OBJECTIVE. Take every line where the string "that" appears and copy it.
**********
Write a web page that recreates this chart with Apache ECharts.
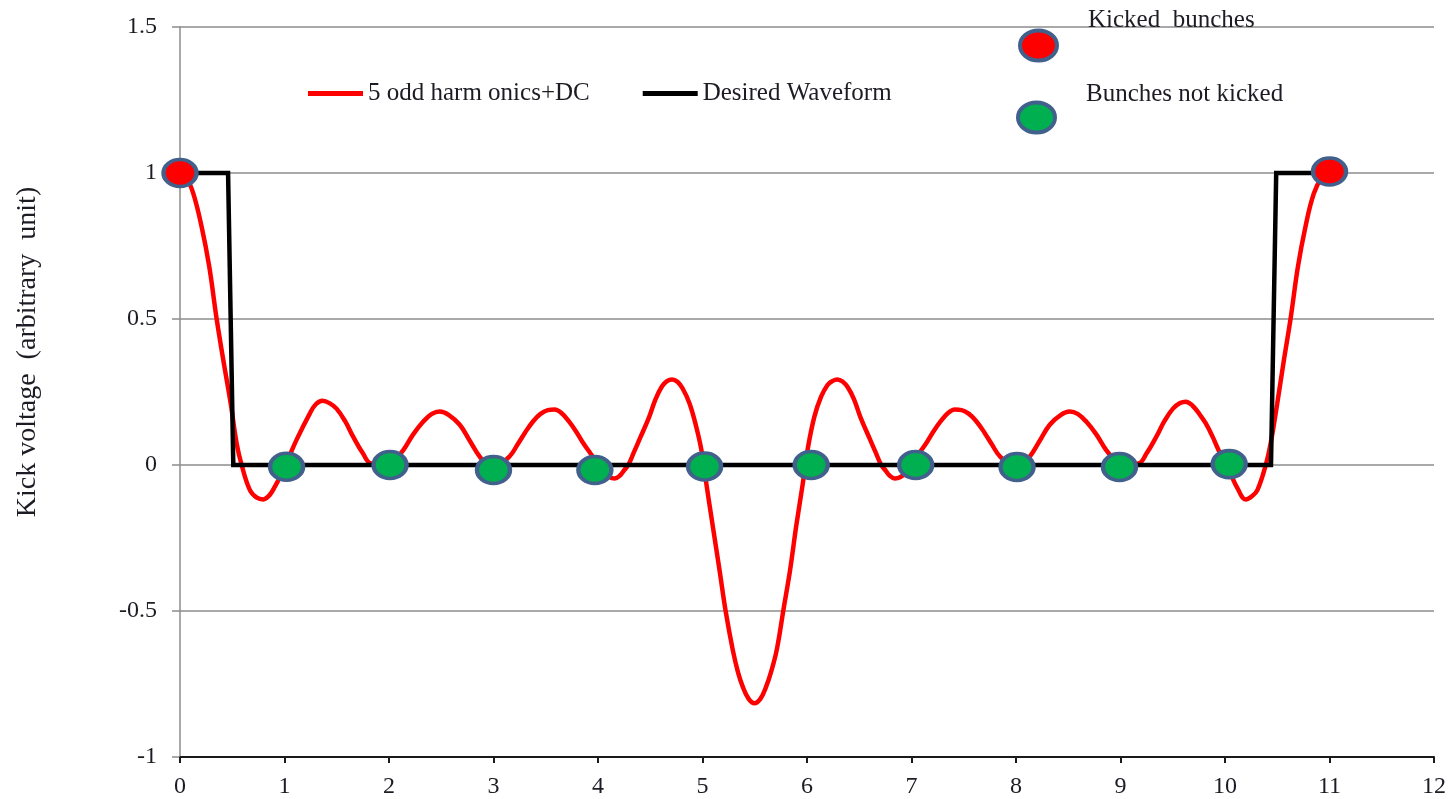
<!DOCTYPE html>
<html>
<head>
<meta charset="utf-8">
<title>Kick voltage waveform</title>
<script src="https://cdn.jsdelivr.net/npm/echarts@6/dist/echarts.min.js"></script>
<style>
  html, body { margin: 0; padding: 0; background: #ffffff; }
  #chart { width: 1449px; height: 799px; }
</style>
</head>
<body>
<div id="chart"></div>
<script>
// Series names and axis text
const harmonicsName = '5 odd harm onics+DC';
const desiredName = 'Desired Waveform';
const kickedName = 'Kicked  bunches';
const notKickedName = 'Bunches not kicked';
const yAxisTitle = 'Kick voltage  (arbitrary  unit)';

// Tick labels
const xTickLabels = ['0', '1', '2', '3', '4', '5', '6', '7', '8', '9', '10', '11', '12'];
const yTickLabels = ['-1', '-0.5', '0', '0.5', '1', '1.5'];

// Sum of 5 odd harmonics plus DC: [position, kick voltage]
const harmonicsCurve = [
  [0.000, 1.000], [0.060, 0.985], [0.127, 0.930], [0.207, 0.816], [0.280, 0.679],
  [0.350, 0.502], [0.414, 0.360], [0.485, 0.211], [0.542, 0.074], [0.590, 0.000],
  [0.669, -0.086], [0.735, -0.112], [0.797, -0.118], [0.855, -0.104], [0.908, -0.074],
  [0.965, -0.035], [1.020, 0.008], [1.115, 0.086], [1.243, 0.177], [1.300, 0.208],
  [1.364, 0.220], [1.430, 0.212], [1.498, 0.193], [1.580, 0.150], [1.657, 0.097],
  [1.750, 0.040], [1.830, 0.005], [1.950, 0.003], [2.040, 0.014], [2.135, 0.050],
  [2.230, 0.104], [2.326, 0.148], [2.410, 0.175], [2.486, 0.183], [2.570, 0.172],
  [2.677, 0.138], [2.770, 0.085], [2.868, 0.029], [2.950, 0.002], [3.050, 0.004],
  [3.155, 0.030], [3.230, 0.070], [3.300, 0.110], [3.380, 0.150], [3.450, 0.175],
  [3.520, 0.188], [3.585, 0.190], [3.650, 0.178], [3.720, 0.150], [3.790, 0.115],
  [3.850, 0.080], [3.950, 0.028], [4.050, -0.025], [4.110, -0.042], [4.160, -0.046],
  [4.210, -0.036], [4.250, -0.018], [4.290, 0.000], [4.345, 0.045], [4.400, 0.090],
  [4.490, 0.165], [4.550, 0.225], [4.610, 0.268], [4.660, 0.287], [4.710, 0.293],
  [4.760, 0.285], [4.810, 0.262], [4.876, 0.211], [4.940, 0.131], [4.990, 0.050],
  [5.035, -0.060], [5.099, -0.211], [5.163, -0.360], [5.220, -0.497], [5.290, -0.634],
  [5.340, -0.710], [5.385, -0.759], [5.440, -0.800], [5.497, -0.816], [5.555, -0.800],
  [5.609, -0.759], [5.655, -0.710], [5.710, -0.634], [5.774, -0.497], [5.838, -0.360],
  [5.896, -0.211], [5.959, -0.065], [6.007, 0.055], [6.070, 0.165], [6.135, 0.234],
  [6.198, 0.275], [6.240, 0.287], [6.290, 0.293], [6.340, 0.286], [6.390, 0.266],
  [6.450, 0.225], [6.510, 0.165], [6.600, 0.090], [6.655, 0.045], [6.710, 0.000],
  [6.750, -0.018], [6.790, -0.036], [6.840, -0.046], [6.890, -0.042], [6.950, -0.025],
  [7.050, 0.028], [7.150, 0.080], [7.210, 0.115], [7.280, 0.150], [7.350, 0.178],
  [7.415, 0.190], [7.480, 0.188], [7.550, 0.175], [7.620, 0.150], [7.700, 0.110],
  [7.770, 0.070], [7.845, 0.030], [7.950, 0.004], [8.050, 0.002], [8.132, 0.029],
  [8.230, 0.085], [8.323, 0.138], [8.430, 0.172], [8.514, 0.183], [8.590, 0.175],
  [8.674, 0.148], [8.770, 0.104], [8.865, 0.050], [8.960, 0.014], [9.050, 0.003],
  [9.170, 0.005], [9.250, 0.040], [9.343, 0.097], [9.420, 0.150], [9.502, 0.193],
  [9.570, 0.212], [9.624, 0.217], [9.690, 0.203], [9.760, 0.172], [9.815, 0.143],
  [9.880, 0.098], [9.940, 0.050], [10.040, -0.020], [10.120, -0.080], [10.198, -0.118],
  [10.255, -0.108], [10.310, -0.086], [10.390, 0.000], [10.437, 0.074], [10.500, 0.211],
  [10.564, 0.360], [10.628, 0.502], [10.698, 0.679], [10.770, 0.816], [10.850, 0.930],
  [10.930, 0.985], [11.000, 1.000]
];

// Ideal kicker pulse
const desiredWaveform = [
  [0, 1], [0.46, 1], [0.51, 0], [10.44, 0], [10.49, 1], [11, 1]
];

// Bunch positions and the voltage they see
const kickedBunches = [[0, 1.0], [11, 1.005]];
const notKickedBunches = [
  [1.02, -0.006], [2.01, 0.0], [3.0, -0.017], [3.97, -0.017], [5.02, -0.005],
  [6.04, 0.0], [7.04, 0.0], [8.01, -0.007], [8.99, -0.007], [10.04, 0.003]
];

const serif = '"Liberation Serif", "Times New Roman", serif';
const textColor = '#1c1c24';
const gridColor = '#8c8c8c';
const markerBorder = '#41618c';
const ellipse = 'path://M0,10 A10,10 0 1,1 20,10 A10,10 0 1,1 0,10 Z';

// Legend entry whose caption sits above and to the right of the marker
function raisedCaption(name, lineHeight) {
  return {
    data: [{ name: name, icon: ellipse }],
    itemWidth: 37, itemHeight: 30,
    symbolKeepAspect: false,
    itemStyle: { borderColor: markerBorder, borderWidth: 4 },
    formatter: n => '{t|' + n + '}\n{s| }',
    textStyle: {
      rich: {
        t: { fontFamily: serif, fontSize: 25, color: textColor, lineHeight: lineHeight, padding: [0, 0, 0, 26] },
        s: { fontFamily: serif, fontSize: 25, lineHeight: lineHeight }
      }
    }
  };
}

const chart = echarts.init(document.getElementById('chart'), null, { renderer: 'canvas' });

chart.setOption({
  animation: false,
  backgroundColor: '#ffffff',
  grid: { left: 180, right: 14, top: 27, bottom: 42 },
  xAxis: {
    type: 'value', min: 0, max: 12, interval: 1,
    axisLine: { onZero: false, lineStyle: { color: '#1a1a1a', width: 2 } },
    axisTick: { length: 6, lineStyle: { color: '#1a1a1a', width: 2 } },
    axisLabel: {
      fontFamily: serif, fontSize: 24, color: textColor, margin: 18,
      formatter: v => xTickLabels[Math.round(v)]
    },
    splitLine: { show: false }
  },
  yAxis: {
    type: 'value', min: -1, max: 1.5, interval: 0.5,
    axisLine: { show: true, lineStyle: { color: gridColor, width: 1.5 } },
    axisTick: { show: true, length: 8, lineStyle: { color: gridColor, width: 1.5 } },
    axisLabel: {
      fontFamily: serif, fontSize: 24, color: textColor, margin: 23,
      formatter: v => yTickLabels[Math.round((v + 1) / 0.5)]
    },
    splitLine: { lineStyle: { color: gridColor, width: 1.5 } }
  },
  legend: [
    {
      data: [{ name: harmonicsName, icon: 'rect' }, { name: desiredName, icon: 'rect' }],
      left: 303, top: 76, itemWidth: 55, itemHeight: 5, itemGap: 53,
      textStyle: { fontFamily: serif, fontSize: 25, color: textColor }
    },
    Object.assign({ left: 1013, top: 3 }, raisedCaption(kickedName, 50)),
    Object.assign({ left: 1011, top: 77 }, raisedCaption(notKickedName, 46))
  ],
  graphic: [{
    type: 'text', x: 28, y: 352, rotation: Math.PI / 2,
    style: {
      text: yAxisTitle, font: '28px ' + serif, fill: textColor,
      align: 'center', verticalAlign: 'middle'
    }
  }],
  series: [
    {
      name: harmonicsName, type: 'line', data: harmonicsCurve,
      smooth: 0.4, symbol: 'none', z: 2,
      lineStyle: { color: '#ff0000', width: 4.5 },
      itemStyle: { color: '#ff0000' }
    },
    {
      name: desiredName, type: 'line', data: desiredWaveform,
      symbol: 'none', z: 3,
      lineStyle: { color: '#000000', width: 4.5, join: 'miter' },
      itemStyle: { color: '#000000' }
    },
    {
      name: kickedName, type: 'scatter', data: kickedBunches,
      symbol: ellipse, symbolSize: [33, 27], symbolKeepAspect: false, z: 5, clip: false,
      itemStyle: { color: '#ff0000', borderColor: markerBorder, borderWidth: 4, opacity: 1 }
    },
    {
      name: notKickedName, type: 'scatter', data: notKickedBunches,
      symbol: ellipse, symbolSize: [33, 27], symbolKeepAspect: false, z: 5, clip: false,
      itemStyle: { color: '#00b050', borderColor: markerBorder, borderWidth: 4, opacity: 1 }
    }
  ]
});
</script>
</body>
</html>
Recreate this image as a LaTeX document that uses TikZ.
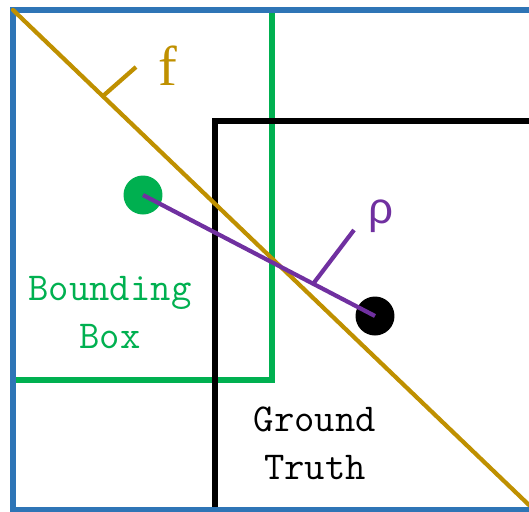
**********
SOLVED PROBLEM.
Write a web page that recreates this chart with Apache ECharts.
Recreate this image as a LaTeX document that uses TikZ.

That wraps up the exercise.